→ TASK GOAL: Below is a listing; write it out exactly and drop any images from it.
─── DATA LINES
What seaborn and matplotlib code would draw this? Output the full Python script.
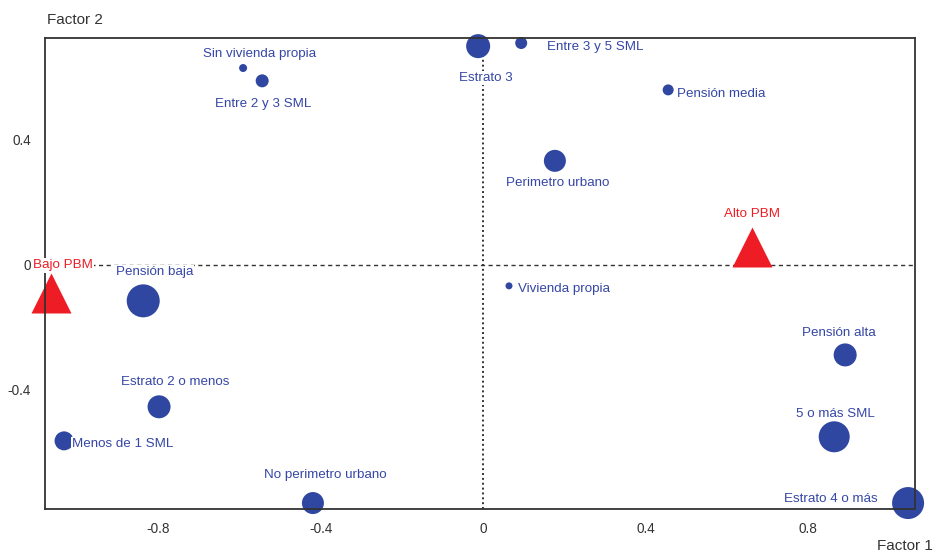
import matplotlib
matplotlib.use("Agg")
import matplotlib.pyplot as plt
import seaborn as sns
import pandas as pd

# Category coordinates on the first two factors and their relative mass (marker diameter, px)
categorias = ["Sin vivienda propia", "Entre 2 y 3 SML", "Estrato 3", "Entre 3 y 5 SML",
              "Pensión media", "Perimetro urbano", "Vivienda propia", "Pensión baja",
              "Pensión alta", "Estrato 2 o menos", "Menos de 1 SML", "5 o más SML",
              "No perimetro urbano", "Estrato 4 o más"]
factor1 = [-0.591, -0.544, -0.012, 0.094, 0.456, 0.177, 0.064, -0.837,
           0.892, -0.798, -1.032, 0.865, -0.419, 1.047]
factor2 = [0.630, 0.589, 0.700, 0.710, 0.560, 0.333, -0.067, -0.115,
           -0.288, -0.454, -0.563, -0.550, -0.762, -0.762]
masa = [8, 13, 24, 12, 11, 22, 7, 33, 23, 23, 19, 31, 22, 32]

# Supplementary (PBM) categories
pbm = ["Alto PBM", "Bajo PBM"]
pbm_f1 = [0.663, -1.064]
pbm_f2 = [0.058, -0.090]

xticks = [-0.8, -0.4, 0, 0.4, 0.8]
yticks = [-0.4, 0, 0.4]
xtick_labels = ["-0.8", "-0.4", "0", "0.4", "0.8"]
ytick_labels = ["-0.4", "0", "0.4"]

# label placement: (dx, dy) in points from the marker, horizontal alignment
offsets = {
    "Sin vivienda propia": (12, 10, "center"),
    "Entre 2 y 3 SML": (1, -16.5, "center"),
    "Estrato 3": (5.8, -23, "center"),
    "Entre 3 y 5 SML": (18.7, -3.2, "left"),
    "Pensión media": (6.5, -2.6, "left"),
    "Perimetro urbano": (2.2, -15.8, "center"),
    "Vivienda propia": (6.5, -2, "left"),
    "Pensión baja": (8, 20.5, "center"),
    "Pensión alta": (-4.3, 15.5, "center"),
    "Estrato 2 o menos": (11.5, 18, "center"),
    "Menos de 1 SML": (6, -2.6, "left"),
    "5 o más SML": (0.7, 16.5, "center"),
    "No perimetro urbano": (8.6, 20, "center"),
    "Estrato 4 o más": (-22, 3, "right"),
}
pbm_offsets = {
    "Alto PBM": (0, 23.5, "center"),
    "Bajo PBM": (-13, 20, "left"),
}

sns.set_theme(style="white")
plt.rcParams["font.family"] = ["Liberation Sans", "DejaVu Sans"]

azul = "#2f47a0"
texto_azul = "#3546a6"
rojo = "#ee1c25"
gris = "#333333"

fig = plt.figure(figsize=(9.35, 5.55), dpi=100)
ax = fig.add_axes([0.0481, 0.0829, 0.9305, 0.8486])

df = pd.DataFrame({"f1": factor1, "f2": factor2,
                   "area": [(d * 0.72) ** 2 for d in masa], "cat": categorias})
amin, amax = df["area"].min(), df["area"].max()
sns.scatterplot(data=df, x="f1", y="f2", size="area", sizes=(amin, amax),
                size_norm=(amin, amax), color=azul, edgecolor=azul, linewidth=0,
                legend=False, ax=ax, zorder=4, clip_on=False)

dfp = pd.DataFrame({"f1": pbm_f1, "f2": pbm_f2, "cat": pbm})
sns.scatterplot(data=dfp, x="f1", y="f2", marker="^", s=(40 * 0.72) ** 2,
                color=rojo, edgecolor=rojo, linewidth=0, legend=False, ax=ax,
                zorder=4, clip_on=False)

ax.axhline(0, color=gris, lw=1.0, ls=(0, (3, 2.5)), zorder=1)
ax.axvline(0, color=gris, lw=1.4, ls=(0, (1, 1.5)), zorder=1)

bbox = dict(boxstyle="square,pad=0.1", fc="white", ec="none")
for c, x, y in zip(categorias, factor1, factor2):
    dx, dy, ha = offsets[c]
    ax.annotate(c, (x, y), xytext=(dx, dy), textcoords="offset points",
                ha=ha, va="center", fontsize=9.6, color=texto_azul, bbox=bbox,
                zorder=6, annotation_clip=False)
for c, x, y in zip(pbm, pbm_f1, pbm_f2):
    dx, dy, ha = pbm_offsets[c]
    ax.annotate(c, (x, y), xytext=(dx, dy), textcoords="offset points",
                ha=ha, va="center", fontsize=9.6, color=rojo, bbox=bbox,
                zorder=6, annotation_clip=False)

ax.set_xlim(-1.079, 1.064)
ax.set_ylim(-0.781, 0.726)
ax.set_xticks(xticks)
ax.set_xticklabels(xtick_labels)
ax.set_yticks(yticks)
ax.set_yticklabels(ytick_labels)
ax.tick_params(axis="both", direction="inout", length=9, width=1.2, color=gris,
               labelsize=9.8, labelcolor=gris)
ax.tick_params(axis="x", pad=5)
ax.tick_params(axis="y", pad=5.5)
ax.set_xlabel("")
ax.set_ylabel("")
for s in ax.spines.values():
    s.set_color(gris)
    s.set_linewidth(1.3)
    s.set_zorder(5)

fig.text(47 / 935, 1 - 20 / 555, "Factor 2", fontsize=11, color=gris, va="center", ha="left")
fig.text(933 / 935, 1 - 546 / 555, "Factor 1", fontsize=11, color=gris, va="center", ha="right")

fig.savefig("out.png", dpi=100, facecolor="white")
──────
→ SOLUTION TO THIS EXERCISE:
What seaborn and matplotlib code would draw this? Output the full Python script.
import matplotlib
matplotlib.use("Agg")
import matplotlib.pyplot as plt
import seaborn as sns
import pandas as pd

# Category coordinates on the first two factors and their relative mass (marker diameter, px)
categorias = ["Sin vivienda propia", "Entre 2 y 3 SML", "Estrato 3", "Entre 3 y 5 SML",
              "Pensión media", "Perimetro urbano", "Vivienda propia", "Pensión baja",
              "Pensión alta", "Estrato 2 o menos", "Menos de 1 SML", "5 o más SML",
              "No perimetro urbano", "Estrato 4 o más"]
factor1 = [-0.591, -0.544, -0.012, 0.094, 0.456, 0.177, 0.064, -0.837,
           0.892, -0.798, -1.032, 0.865, -0.419, 1.047]
factor2 = [0.630, 0.589, 0.700, 0.710, 0.560, 0.333, -0.067, -0.115,
           -0.288, -0.454, -0.563, -0.550, -0.762, -0.762]
masa = [8, 13, 24, 12, 11, 22, 7, 33, 23, 23, 19, 31, 22, 32]

# Supplementary (PBM) categories
pbm = ["Alto PBM", "Bajo PBM"]
pbm_f1 = [0.663, -1.064]
pbm_f2 = [0.058, -0.090]

xticks = [-0.8, -0.4, 0, 0.4, 0.8]
yticks = [-0.4, 0, 0.4]
xtick_labels = ["-0.8", "-0.4", "0", "0.4", "0.8"]
ytick_labels = ["-0.4", "0", "0.4"]

# label placement: (dx, dy) in points from the marker, horizontal alignment
offsets = {
    "Sin vivienda propia": (12, 10, "center"),
    "Entre 2 y 3 SML": (1, -16.5, "center"),
    "Estrato 3": (5.8, -23, "center"),
    "Entre 3 y 5 SML": (18.7, -3.2, "left"),
    "Pensión media": (6.5, -2.6, "left"),
    "Perimetro urbano": (2.2, -15.8, "center"),
    "Vivienda propia": (6.5, -2, "left"),
    "Pensión baja": (8, 20.5, "center"),
    "Pensión alta": (-4.3, 15.5, "center"),
    "Estrato 2 o menos": (11.5, 18, "center"),
    "Menos de 1 SML": (6, -2.6, "left"),
    "5 o más SML": (0.7, 16.5, "center"),
    "No perimetro urbano": (8.6, 20, "center"),
    "Estrato 4 o más": (-22, 3, "right"),
}
pbm_offsets = {
    "Alto PBM": (0, 23.5, "center"),
    "Bajo PBM": (-13, 20, "left"),
}

sns.set_theme(style="white")
plt.rcParams["font.family"] = ["Liberation Sans", "DejaVu Sans"]

azul = "#2f47a0"
texto_azul = "#3546a6"
rojo = "#ee1c25"
gris = "#333333"

fig = plt.figure(figsize=(9.35, 5.55), dpi=100)
ax = fig.add_axes([0.0481, 0.0829, 0.9305, 0.8486])

df = pd.DataFrame({"f1": factor1, "f2": factor2,
                   "area": [(d * 0.72) ** 2 for d in masa], "cat": categorias})
amin, amax = df["area"].min(), df["area"].max()
sns.scatterplot(data=df, x="f1", y="f2", size="area", sizes=(amin, amax),
                size_norm=(amin, amax), color=azul, edgecolor=azul, linewidth=0,
                legend=False, ax=ax, zorder=4, clip_on=False)

dfp = pd.DataFrame({"f1": pbm_f1, "f2": pbm_f2, "cat": pbm})
sns.scatterplot(data=dfp, x="f1", y="f2", marker="^", s=(40 * 0.72) ** 2,
                color=rojo, edgecolor=rojo, linewidth=0, legend=False, ax=ax,
                zorder=4, clip_on=False)

ax.axhline(0, color=gris, lw=1.0, ls=(0, (3, 2.5)), zorder=1)
ax.axvline(0, color=gris, lw=1.4, ls=(0, (1, 1.5)), zorder=1)

bbox = dict(boxstyle="square,pad=0.1", fc="white", ec="none")
for c, x, y in zip(categorias, factor1, factor2):
    dx, dy, ha = offsets[c]
    ax.annotate(c, (x, y), xytext=(dx, dy), textcoords="offset points",
                ha=ha, va="center", fontsize=9.6, color=texto_azul, bbox=bbox,
                zorder=6, annotation_clip=False)
for c, x, y in zip(pbm, pbm_f1, pbm_f2):
    dx, dy, ha = pbm_offsets[c]
    ax.annotate(c, (x, y), xytext=(dx, dy), textcoords="offset points",
                ha=ha, va="center", fontsize=9.6, color=rojo, bbox=bbox,
                zorder=6, annotation_clip=False)

ax.set_xlim(-1.079, 1.064)
ax.set_ylim(-0.781, 0.726)
ax.set_xticks(xticks)
ax.set_xticklabels(xtick_labels)
ax.set_yticks(yticks)
ax.set_yticklabels(ytick_labels)
ax.tick_params(axis="both", direction="inout", length=9, width=1.2, color=gris,
               labelsize=9.8, labelcolor=gris)
ax.tick_params(axis="x", pad=5)
ax.tick_params(axis="y", pad=5.5)
ax.set_xlabel("")
ax.set_ylabel("")
for s in ax.spines.values():
    s.set_color(gris)
    s.set_linewidth(1.3)
    s.set_zorder(5)

fig.text(47 / 935, 1 - 20 / 555, "Factor 2", fontsize=11, color=gris, va="center", ha="left")
fig.text(933 / 935, 1 - 546 / 555, "Factor 1", fontsize=11, color=gris, va="center", ha="right")

fig.savefig("out.png", dpi=100, facecolor="white")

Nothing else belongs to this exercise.